→ Recorded data:
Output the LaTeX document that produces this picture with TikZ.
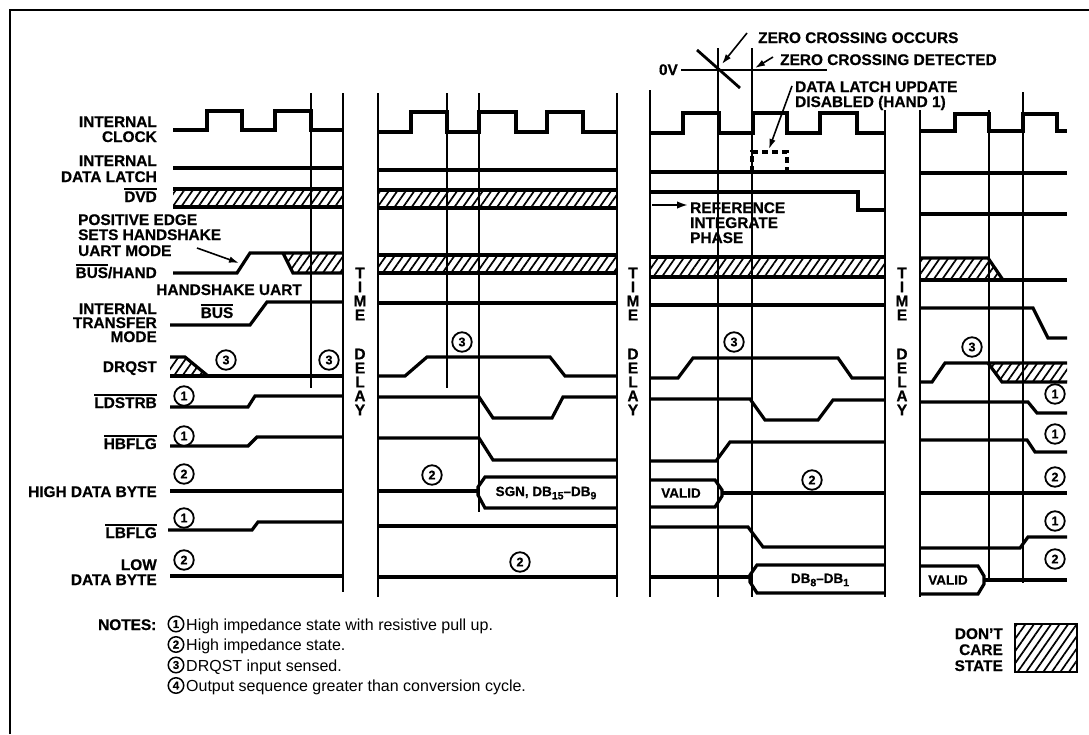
\documentclass[tikz,border=0pt]{standalone}
\usepackage{fontspec}
\setmainfont{Liberation Sans}[BoldFeatures={FakeBold=0.6}]
\newfontfamily\notefont{Liberation Sans}
\usetikzlibrary{arrows.meta,patterns.meta}
\newcommand{\lblfont}{\bfseries\fontsize{15.4}{15.4}\selectfont}
\newcommand{\boxfont}{\bfseries\fontsize{13.5}{14}\selectfont}
\newcommand{\ovl}[1]{\vbox{\hrule height 1.5pt\kern 1.6pt\hbox{#1}}}
\newcommand{\mysub}[1]{\raisebox{-0.45ex}{\fontsize{10.5}{11}\selectfont #1}}
\tikzset{
  sig/.style={line width=3.2pt},
  guide/.style={line width=1.4pt},
  lbl/.style={font=\lblfont, inner sep=0pt, anchor=base east},
  lbll/.style={font=\lblfont, inner sep=0pt, anchor=base west},
  lblc/.style={font=\lblfont, inner sep=0pt, anchor=base},
  num/.style={circle, draw, fill=white, line width=1.8pt, inner sep=0pt, minimum size=19.5pt, font=\bfseries\fontsize{12.5}{12.5}\selectfont},
  nnum/.style={circle, draw, line width=1.5pt, inner sep=0pt, minimum size=15.5pt, font=\bfseries\fontsize{11.5}{11.5}\selectfont},
  hatch/.style={pattern={Lines[angle=55,distance=7pt,line width=1.7pt]}},
  ann/.style={line width=1.6pt, -{Latex[length=10pt,width=6.5pt]}},
  boxtxt/.style={font=\boxfont, inner sep=0pt},
  note/.style={font=\notefont\fontsize{16}{16}\selectfont, inner sep=0pt, anchor=base west},
}
\begin{document}
\begin{tikzpicture}[x=1pt,y=-1pt]
\useasboundingbox (0,0) rectangle (1089,734);
% frame
\draw[line width=1.6pt] (10,734) -- (10,10) -- (1089,10);

% ---------- hatched areas ----------
\fill[hatch] (173,189) rectangle (343,207);
\fill[hatch] (378,190) rectangle (617,208);
\fill[hatch] (378,255) rectangle (617,273);
\fill[hatch] (650,257) rectangle (885,277);
\fill[hatch] (283,253) -- (343,253) -- (343,273) -- (293,273) -- cycle;
\fill[hatch] (170,357) -- (185,357) -- (208,376) -- (170,376) -- cycle;
\fill[hatch] (920,258) -- (988,258) -- (1003,280) -- (920,280) -- cycle;
\fill[hatch] (988,363) -- (1067,363) -- (1067,382) -- (1002,382) -- cycle;

% ---------- block 1 ----------
\draw[sig] (173,130) -- (207,130) -- (207,111) -- (242,111) -- (242,130) -- (275,130) -- (275,111) -- (311,111) -- (311,130) -- (343,130);
\draw[sig] (173,168) -- (343,168);
\draw[sig] (173,189) -- (343,189) (173,207) -- (343,207);
\draw[sig] (173,273) -- (237,273) -- (250,253) -- (343,253);
\draw[sig] (283,253) -- (293,273) -- (343,273);
\draw[sig] (170,325) -- (250,325) -- (267,302) -- (343,302);
\draw[sig] (170,357) -- (185,357) -- (208,376);
\draw[sig] (170,376) -- (343,376);
\draw[sig] (170,407) -- (248,407) -- (255,396) -- (343,396);
\draw[sig] (170,446) -- (248,446) -- (257,437) -- (343,437);
\draw[sig] (170,491) -- (343,491);
\draw[sig] (168,530) -- (252,530) -- (258,522) -- (343,522);
\draw[sig] (170,576) -- (343,576);

% ---------- block 2 ----------
\draw[sig] (378,132) -- (411,132) -- (411,112) -- (447,112) -- (447,132) -- (479,132) -- (479,112) -- (516,112) -- (516,132) -- (547,132) -- (547,112) -- (583,112) -- (583,132) -- (617,132);
\draw[sig] (378,170) -- (617,170);
\draw[sig] (378,190) -- (617,190) (378,208) -- (617,208);
\draw[sig] (378,255) -- (617,255) (378,273) -- (617,273);
\draw[sig] (378,303) -- (617,303);
\draw[sig] (378,376) -- (405,376) -- (427,357) -- (550,357) -- (565,376) -- (617,376);
\draw[sig] (378,397) -- (479,397) -- (493,418) -- (552,418) -- (563,397) -- (617,397);
\draw[sig] (378,438) -- (479,438) -- (493,460) -- (617,460);
\draw[sig] (378,491) -- (478,491);
\draw[sig] (617,477) -- (485,477) -- (478,487) -- (478,495) -- (485,508) -- (617,508);
\draw[sig] (378,526) -- (617,526);
\draw[sig] (378,577) -- (617,577);

% ---------- block 3 ----------
\draw[sig] (650,133) -- (683,133) -- (683,113) -- (719,113) -- (719,133) -- (753,133) -- (753,113) -- (787,113) -- (787,133) -- (820,133) -- (820,113) -- (857,113) -- (857,133) -- (885,133);
\draw[sig] (650,172) -- (885,172);
\draw[sig, dash pattern=on 6pt off 4pt] (752,172) -- (752,152) -- (787,152) -- (787,172);
\draw[sig] (650,192) -- (858,192) -- (858,210) -- (885,210);
\draw[sig] (650,257) -- (885,257) (650,277) -- (885,277);
\draw[sig] (650,305) -- (885,305);
\draw[sig] (650,378) -- (678,378) -- (693,358) -- (838,358) -- (852,378) -- (885,378);
\draw[sig] (650,399) -- (750,399) -- (765,420) -- (818,420) -- (833,400) -- (885,400);
\draw[sig] (650,461) -- (716,461) -- (730,442) -- (885,442);
\draw[sig] (650,480) -- (715,480) -- (722,490) -- (722,496) -- (715,507) -- (650,507);
\draw[sig] (722,493) -- (885,493);
\draw[sig] (650,527) -- (748,527) -- (763,547) -- (885,547);
\draw[sig] (650,577) -- (750,577);
\draw[sig] (885,565) -- (757,565) -- (750,575) -- (750,582) -- (757,593) -- (885,593);

% ---------- block 4 ----------
\draw[sig] (920,131) -- (955,131) -- (955,114) -- (989,114) -- (989,131) -- (1023,131) -- (1023,114) -- (1057,114) -- (1057,131) -- (1067,131);
\draw[sig] (920,173) -- (1067,173);
\draw[sig] (920,214) -- (1067,214);
\draw[sig] (920,258) -- (988,258) -- (1003,280);
\draw[sig] (920,280) -- (1067,280);
\draw[sig] (920,308) -- (1033,308) -- (1048,338) -- (1067,338);
\draw[sig] (920,382) -- (932,382) -- (945,363) -- (1067,363);
\draw[sig] (988,363) -- (1002,382) -- (1067,382);
\draw[sig] (920,402) -- (1028,402) -- (1037,413) -- (1067,413);
\draw[sig] (920,440) -- (1027,440) -- (1035,452) -- (1067,452);
\draw[sig] (920,493) -- (1067,493);
\draw[sig] (920,548) -- (1020,548) -- (1028,537) -- (1067,537);
\draw[sig] (920,566) -- (978,566) -- (984,576) -- (984,584) -- (978,594) -- (920,594);
\draw[sig] (984,580) -- (1067,580);

% ---------- guide lines ----------
\draw[guide] (311,93) -- (311,388);
\draw[guide] (343,93) -- (343,592);
\draw[guide] (378,93) -- (378,597);
\draw[guide] (447,93) -- (447,388);
\draw[guide] (479,93) -- (479,512);
\draw[guide] (617,93) -- (617,597);
\draw[guide] (650,90) -- (650,597);
\draw[guide] (718,48) -- (718,597);
\draw[guide] (752,48) -- (752,597);
\draw[guide] (885,110) -- (885,597);
\draw[guide] (920,110) -- (920,597);
\draw[guide] (989,110) -- (989,578);
\draw[guide] (1023,92) -- (1023,583);

% ---------- zero crossing annotation ----------
\node[lbl] (zv) at (678,75) {0V};
\coordinate (zvL) at (681,70);
\coordinate (zvR) at (827,70);
\draw[guide] (zvL) -- (zvR);
\draw[line width=2.8pt] (697,50) -- (740,88);
\node[lbll] (zco) at (758,43) {ZERO CROSSING OCCURS};
\node[lbll] (zcd) at (780,65) {ZERO CROSSING DETECTED};
\node[lbll] (dlu1) at (795,92) {DATA LATCH UPDATE};
\node[lbll] (dlu2) at (795,107) {DISABLED (HAND 1)};
\coordinate (zcoS) at (747,33);
\coordinate (zcoT) at (722,64);
\coordinate (zcdS) at (773,57);
\coordinate (zcdT) at (755,68);
\coordinate (dluS) at (792,86);
\coordinate (dluT) at (769,149);
\draw[ann] (zcoS) -- (zcoT);
\draw[ann] (zcdS) -- (zcdT);
\draw[ann] (dluS) -- (dluT);

% reference integrate phase
\coordinate (refS) at (652,205);
\coordinate (refT) at (688,205);
\draw[line width=2pt, -{Latex[length=11pt,width=7.5pt]}] (refS) -- (refT);
\node[lbll] (ref1) at (690,213) {REFERENCE};
\node[lbll] (ref2) at (690,228) {INTEGRATE};
\node[lbll] (ref3) at (690,243) {PHASE};

% ---------- signal labels ----------
\node[lbl] (lclk1) at (157,127) {INTERNAL};
\node[lbl] (lclk2) at (157,142) {CLOCK};
\node[lbl] (llat1) at (157,166) {INTERNAL};
\node[lbl] (llat2) at (157,182) {DATA LATCH};
\node[lbl] (ldvd) at (157,202) {\ovl{DVD}};
\node[lbll] (lpos1) at (78,225) {POSITIVE EDGE};
\node[lbll] (lpos2) at (78,240) {SETS HANDSHAKE};
\node[lbll] (lpos3) at (78,256) {UART MODE};
\coordinate (posS) at (197,248);
\coordinate (posT) at (239,263);
\draw[ann] (posS) -- (posT);
\node[lbl] (lbh) at (157,278) {\ovl{BUS}/HAND};
\node[lbl] (lhs) at (302,295) {HANDSHAKE UART};
\node[lblc] (lbus2) at (217,318) {\ovl{BUS}};
\node[lbl] (ltr1) at (157,314) {INTERNAL};
\node[lbl] (ltr2) at (157,328) {TRANSFER};
\node[lbl] (ltr3) at (157,342) {MODE};
\node[lbl] (ldrq) at (157,372) {DRQST};
\node[lbl] (lld) at (157,408) {\ovl{LDSTRB}};
\node[lbl] (lhb) at (157,449) {\ovl{HBFLG}};
\node[lbl] (lhd) at (157,497) {HIGH DATA BYTE};
\node[lbl] (llb) at (157,538) {\ovl{LBFLG}};
\node[lbl] (llo1) at (157,570) {LOW};
\node[lbl] (llo2) at (157,585) {DATA BYTE};

% ---------- box texts ----------
\node[boxtxt] (sgn) at (546,493) {SGN, DB\mysub{15}--DB\mysub{9}};
\node[boxtxt] (val1) at (681,493) {VALID};
\node[boxtxt] (db) at (820,580) {DB\mysub{8}--DB\mysub{1}};
\node[boxtxt] (val2) at (948,580) {VALID};

% ---------- TIME DELAY ----------
\foreach \gx in {360,633,902}{
  \foreach \ch/\yy in {T/273,I/287,M/301,E/315,D/354,E/368,L/382,A/396,Y/410}{
    \node[font=\lblfont, inner sep=0pt] (td-\gx-\yy) at (\gx,\yy) {\ch};
  }
}

% ---------- circled numbers ----------
\node[num] (c1a) at (226,360) {3};
\node[num] (c1b) at (329,360) {3};
\node[num] (c1c) at (184,396) {1};
\node[num] (c1d) at (184,436) {1};
\node[num] (c1e) at (184,474) {2};
\node[num] (c1f) at (184,518) {1};
\node[num] (c1g) at (184,560) {2};
\node[num] (c2a) at (462,342) {3};
\node[num] (c2b) at (432,475) {2};
\node[num] (c2c) at (520,562) {2};
\node[num] (c3a) at (734,342) {3};
\node[num] (c3b) at (812,480) {2};
\node[num] (c4a) at (972,347) {3};
\node[num] (c4b) at (1055,394) {1};
\node[num] (c4c) at (1055,434) {1};
\node[num] (c4d) at (1055,477) {2};
\node[num] (c4e) at (1055,521) {1};
\node[num] (c4f) at (1055,559) {2};

% ---------- notes ----------
\node[lbll] (notes) at (98,630) {NOTES:};
\node[nnum] (n1) at (176,624) {1};
\node[nnum] (n2) at (176,644.5) {2};
\node[nnum] (n3) at (176,665) {3};
\node[nnum] (n4) at (176,685.5) {4};
\node[note] (t1) at (186,630) {High impedance state with resistive pull up.};
\node[note] (t2) at (186,650.5) {High impedance state.};
\node[note] (t3) at (186,671) {DRQST input sensed.};
\node[note] (t4) at (186,691.5) {Output sequence greater than conversion cycle.};

% ---------- legend ----------
\node[lbl] (dc1) at (1003,639) {DON'T};
\node[lbl] (dc2) at (1003,655) {CARE};
\node[lbl] (dc3) at (1003,671) {STATE};
\fill[hatch] (1015,624) rectangle (1077,672);
\draw[line width=2.2pt] (1015,624) rectangle (1077,672);
\end{tikzpicture}
\end{document}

→ Stated goal: Repeat exactly and only the lines from the start of the data above through the line that holds "(10,10) -- (1089,10);", inclusive. Pictures do not belong in the copy.

→ Result of this task:
Output the LaTeX document that produces this picture with TikZ.
\documentclass[tikz,border=0pt]{standalone}
\usepackage{fontspec}
\setmainfont{Liberation Sans}[BoldFeatures={FakeBold=0.6}]
\newfontfamily\notefont{Liberation Sans}
\usetikzlibrary{arrows.meta,patterns.meta}
\newcommand{\lblfont}{\bfseries\fontsize{15.4}{15.4}\selectfont}
\newcommand{\boxfont}{\bfseries\fontsize{13.5}{14}\selectfont}
\newcommand{\ovl}[1]{\vbox{\hrule height 1.5pt\kern 1.6pt\hbox{#1}}}
\newcommand{\mysub}[1]{\raisebox{-0.45ex}{\fontsize{10.5}{11}\selectfont #1}}
\tikzset{
  sig/.style={line width=3.2pt},
  guide/.style={line width=1.4pt},
  lbl/.style={font=\lblfont, inner sep=0pt, anchor=base east},
  lbll/.style={font=\lblfont, inner sep=0pt, anchor=base west},
  lblc/.style={font=\lblfont, inner sep=0pt, anchor=base},
  num/.style={circle, draw, fill=white, line width=1.8pt, inner sep=0pt, minimum size=19.5pt, font=\bfseries\fontsize{12.5}{12.5}\selectfont},
  nnum/.style={circle, draw, line width=1.5pt, inner sep=0pt, minimum size=15.5pt, font=\bfseries\fontsize{11.5}{11.5}\selectfont},
  hatch/.style={pattern={Lines[angle=55,distance=7pt,line width=1.7pt]}},
  ann/.style={line width=1.6pt, -{Latex[length=10pt,width=6.5pt]}},
  boxtxt/.style={font=\boxfont, inner sep=0pt},
  note/.style={font=\notefont\fontsize{16}{16}\selectfont, inner sep=0pt, anchor=base west},
}
\begin{document}
\begin{tikzpicture}[x=1pt,y=-1pt]
\useasboundingbox (0,0) rectangle (1089,734);
% frame
\draw[line width=1.6pt] (10,734) -- (10,10) -- (1089,10);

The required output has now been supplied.